You see, Larry was the original emo kid, because all he wants to do is die, and somehow he thinks that if he can figure out how Frankenstein conquered death, maybe he can reverse the effects and give himself the peace he so desperately seeks. So after Larry freaks out and goes all psycho on a group of villagers performing a random musical number in the middle of some kind of vaguely German festival (all I know is there was lots of lederhosen) Dr. Mannering shows up, having tracked Talbot via reports of his nightly maulings, and is convinced to aid Larry in his quest to recreate Frankenstein’s experiment. There’s a lot of nonsense discussion of reversing the polarity of the Monster’s energy and some other science-y sounding stuff that basically boils down to killing the shit out of both the Monster and the Wolf Man, which is just fine with the locals, who freak the fuck out when the Monster strolls into the festival to see about picking up a beer and some schnitzel. I don’t think the Monster kills a single person in this entire movie, but the locals of course blame everything on him, in particular a vehemently hateful innkeeper named Vazek who takes immense pleasure in rousing rabbles and dishing out beatings to scallywags.


One of the many unfortunate faces of Bela Lugosi.

So  after an hour of set-up, we finally get to the big climax in which Dr. Mannering hooks Larry and the Monster up to a bunch of Tesla coils and whirling thingamabobs, but then something goes wrong and the Monster is energized to full strength, going on a rampage through the lab and of course trying to run off with Elsa. Fortunately there is a full moon every fucking night in whatever godforsaken country this is, and the Wolf Man springs into action. The two beasts fight for approximately a minute and a half, and it’s a blast to watch, until that douche bag Vazek blasts a nearby dam with dynamite, completely flooding the valley in which the castle lays and effectively obliterating the titular monsters. Roll credits.

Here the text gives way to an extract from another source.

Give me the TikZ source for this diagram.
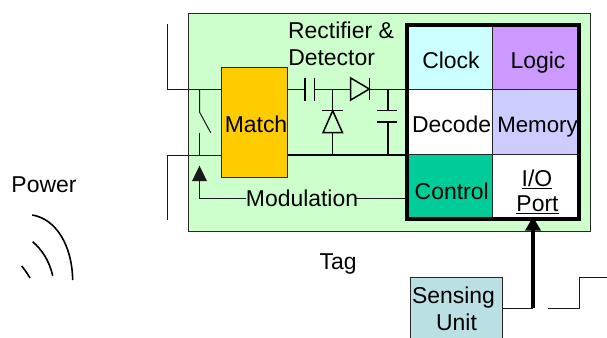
\documentclass[tikz,border=0pt]{standalone}
\usepackage{fontspec}
\setmainfont{Liberation Sans}
\usetikzlibrary{arrows.meta}
\definecolor{taggreen}{HTML}{CCFFCC}
\definecolor{matchc}{HTML}{FFCC00}
\definecolor{clockc}{HTML}{CCFFFF}
\definecolor{logicc}{HTML}{CC99FF}
\definecolor{memc}{HTML}{CCCCFF}
\definecolor{ctrlc}{HTML}{00CC99}
\definecolor{sensec}{HTML}{BBE0E3}
\begin{document}
\begin{tikzpicture}[x=0.75pt,y=-0.75pt,
  lbl/.style={inner sep=0pt,anchor=base,font=\fontsize{17.2}{20}\selectfont,text=black},
  wire/.style={draw=black!90,line width=0.75pt},
  heavy/.style={draw=black,line width=1.15pt},
  thin box/.style={draw=black!85,line width=0.75pt,inner sep=0pt},
  cell/.style={thin box,minimum width=65pt,minimum height=49pt}]
\useasboundingbox (0,0) rectangle (607,337);
\clip (0,0) rectangle (607,337);
% tag body
\node[thin box,fill=taggreen,minimum width=301.65pt,minimum height=163.5pt] (tag) at (389.6,122) {};
% free wire ends
\coordinate (topL) at (167,24);
\coordinate (upL) at (167,89);
\coordinate (lowL) at (167,155);
\coordinate (botL) at (167,220);
\coordinate (swA) at (199.5,89);
\coordinate (swB) at (199.5,112);
\coordinate (swC) at (210.7,132.7);
\coordinate (swD) at (199.5,132.7);
\coordinate (swE) at (199.5,155);
\coordinate (modTip) at (199.5,165.7);
\coordinate (modCorner) at (199.5,198);
% match
\node[thin box,fill=matchc,minimum width=49.5pt,minimum height=82.5pt] (match) at (254,122) {};
\node[lbl] (matchT) at (256,132.7) {Match};
% memory grid
\node[cell,fill=clockc] (clock) at (449.5,57.2) {};
\node[cell,fill=logicc] (logic) at (535.6,57.2) {};
\node[cell,fill=white] (decode) at (449.5,122) {};
\node[cell,fill=memc] (memory) at (535.6,122) {};
\node[cell,fill=ctrlc] (control) at (449.5,186.8) {};
\node[cell,fill=white] (io) at (535.6,186.8) {};
\node[lbl] (clockT) at (451,68) {Clock};
\node[lbl] (logicT) at (538,68) {Logic};
\node[lbl] (decodeT) at (451.7,132.7) {Decode};
\node[lbl,font=\fontsize{16.7}{20}\selectfont] (memoryT) at (537.5,132.7) {Memory};
\node[lbl] (controlT) at (451.7,199) {Control};
\node[lbl] (ioT) at (537,186) {\underline{I/O}};
\node[lbl] (portT) at (537.5,211.5) {\underline{Port}};
\node[draw=black,line width=3pt,inner sep=0pt,minimum width=129pt,minimum height=145.5pt] (grid) at (492.8,122) {};
% left wires
\draw[wire] (topL) -- (upL) -- (upL -| match.west);
\draw[wire] (botL) -- (lowL) -- (lowL -| match.west);
\draw[wire] (swA) -- (swB) -- (swC);
\draw[wire] (swD) -- (swE);
% rectifier wires
\coordinate (c1a) at (305,89);
\coordinate (c1b) at (314.3,89);
\coordinate (jn) at (332.7,89);
\coordinate (d1a) at (350.7,89);
\coordinate (d1b) at (369.3,89);
\coordinate (jc) at (388,89);
\draw[wire] (upL -| match.east) -- (c1a);
\draw[wire] (c1b) -- (d1a);
\draw[wire] (d1b) -- (upL -| grid.west);
\draw[heavy] (lowL -| match.east) -- (lowL -| grid.west);
\draw[heavy] (305,77.7) -- (305,100.7);
\draw[heavy] (314.3,77.7) -- (314.3,100.7);
\draw[heavy,line join=miter] (d1a |- 0,78) -- (d1b) -- (d1a |- 0,100) -- cycle;
\draw[heavy] (369.3,78) -- (369.3,100);
\coordinate (d2a) at (332.7,110.7);
\coordinate (d2b) at (332.7,132.7);
\draw[heavy] (jn) -- (d2a);
\draw[heavy] (d2b) -- (332.7,155);
\draw[heavy] (322,110.7) -- (342.5,110.7);
\draw[heavy,line join=miter] (d2a) -- (323,132.7) -- (342.5,132.7) -- cycle;
\draw[heavy] (jc) -- (388,110.7);
\draw[heavy] (388,122) -- (388,155);
\draw[heavy] (377,110.7) -- (397,110.7);
\draw[heavy] (377,122) -- (397,122);
% modulation
\node[lbl] (modT) at (302,206.5) {Modulation};
\draw[wire,shorten >=-1.5pt] (grid.west |- modCorner) -- (modCorner -| modT.east);
\draw[wire,-{Triangle[length=11.5pt,width=11pt]}] (modCorner -| modT.west) -- (modCorner) -- (modTip);
% labels
\node[lbl] (rect1) at (341,38) {Rectifier \&};
\node[lbl,anchor=base west] (rect2) at (288,65) {Detector};
\node[lbl] (tagT) at (338,269) {Tag};
\node[lbl] (power) at (44,192.5) {Power};
% sensing
\node[thin box,fill=sensec,minimum width=69.2pt,minimum height=47.6pt] (sense) at (456.2,309) {};
\node[lbl] (senseT1) at (453.5,303) {Sensing};
\node[lbl] (senseT2) at (456.5,330.5) {Unit};
\coordinate (sj) at (533,308);
\coordinate (ioIn) at (533,216.7);
\draw[wire] (sense.east |- sj) -- (sj);
\draw[black,line width=2.6pt,-{Triangle[length=10.5pt,width=11.3pt]}] (sj) -- (ioIn);
\coordinate (wa) at (548.3,308);
\coordinate (wb) at (579.3,308);
\coordinate (wc) at (579.3,277.3);
\coordinate (wd) at (607,277.3);
\draw[wire] (wa) -- (wb) -- (wc) -- (wd);
% radio waves
\draw[black,line width=1.2pt] (32.3,215) .. controls (56,219) and (72,245) .. (72.7,280);
\draw[black,line width=1.2pt] (32.7,241.7) .. controls (42,250) and (49,260) .. (52.7,275.7);
\draw[black,line width=1.2pt] (21.7,266) .. controls (25,270) and (27,273) .. (30,278);
\end{tikzpicture}
\end{document}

I’ll give the movie this much, I would have loved it when I was six. It has all of the over-the top Gothic graveyards, castles and general spooky sense of fun that generations of horror fans have come to love. Hell, I still really like it now but, having recently seen the  James Whale directed FRANKENSTEIN, his superior BRIDE OF FRANKENSTEIN and the original THE WOLF MAN, I can safely say that this doesn’t hold a candle to those enduring classics. While no modern audience could ever conceivably be frightened by those movies, there was a certain reverence for the material that is sadly missing in FRANKENSTEIN MEETS THE WOLF MAN. For one thing, though Frankenstein gets top billing in the title, this movie functions mainly as a sequel to the Wolf Man. In that respect it is fairly decent, but the shoe-horning in of the Monster really hurts the plot, as it is fairly obvious that screenwriter Siodmak could not think of a way to bring the two monsters together that makes any kind of sense. Another weakness is Lugosi’s portrayal of the Monster, without a doubt the worst of any of the Monster’s in this series. Boris Karloff’s rendition of the Monster is iconic for a reason, as his soulful eyes and subtle body language brought a certain poetic grace and sadness to the creature. Lugosi, who incidentally was the original choice to play the Monster in the original film, is merely a staggering, moaning lump of grimacing dead flesh. It doesn’t feel at all like the same Monster, which is a big problem considering that the main draw of the film is seeing these two clash.




But in the end they do clash and while, due to the restrictions of the time, the final battle in no way reaches the lunatic heights of epic spewing plasma as FREDDY VS. JASON, it is still a monster mash for the ages. This movie was a fun, breezy good time. It might not be fine art, but I don’t think there’s anything wrong with allowing a little cheese in your cinematic diet. Now if I could just get Universal to green light my script for THE WOLF MAN MEETS MECHAGODZILLA. That’s where the real money’s at!

My Rating:
7/10


I read the hell out of this thing when I was a kid!